Donny Osmond Giovanni

Opera is beautiful. Pop music centered on showcasing the vocal range of ex-Mouseketeers is campy. When the two get together, what strange bedfellows they make.

Andrew Lloyd Webber, what have you done? The king of musicals' melodramatic genre may have been trapped inside of theatres in London's West End and on Broadway for years, but it's broken way out as a vehicle for classically influenced pop stars.

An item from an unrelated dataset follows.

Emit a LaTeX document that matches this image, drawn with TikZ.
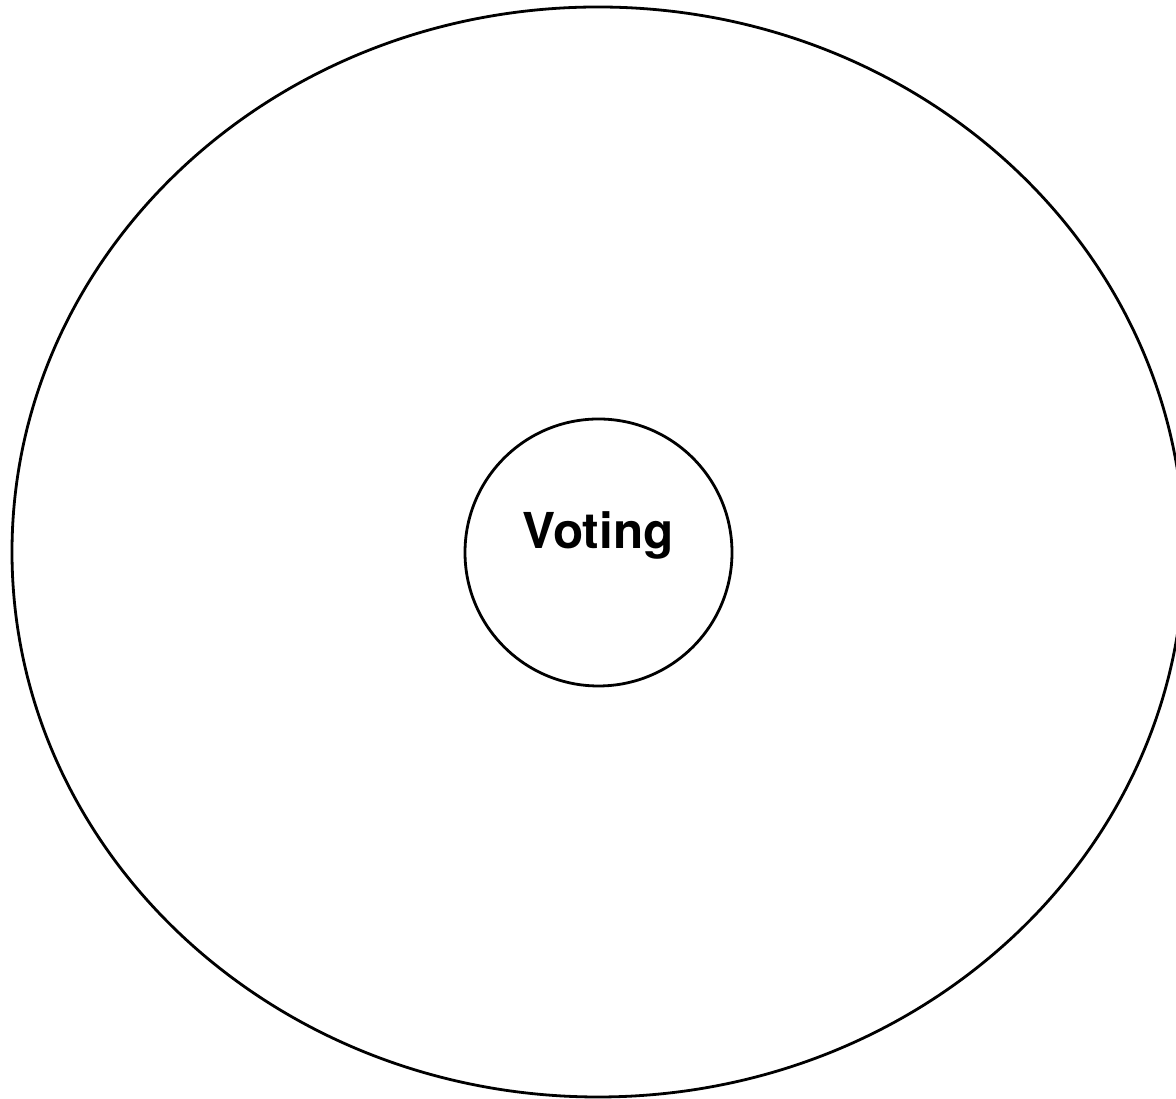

At 23, Josh Groban is the genre's leading man. Propelled by an acting and singing appearance on Ally McBeal in 2001, he has since been Charlotte Church's singing partner at the closing ceremonies of the 2002 Winter Olympics, the family-friendly portion of the Superbowl pregame, was a requested performer at Oprah's 50th birthday party and has sold over 5 million records. He is Donny Osmond Giovanni.

At his packed performance at the Ohio Theatre on Monday night, it was hard to focus between the rolls of smoke constantly spilling out from the sides of the stage and a wide screen that sometimes featured projected images like a woman dancing with a fan in a flowy skirt or a moving, abstract gray mass that either looked like an ultrasound or an animated Rorschach test.

But swirling lights weren't the attraction. The New York Times gave him the Superfriend-ish title "The New Boy Wonder of the Voice." A woman in the audience put it this way: "You sing, baby!"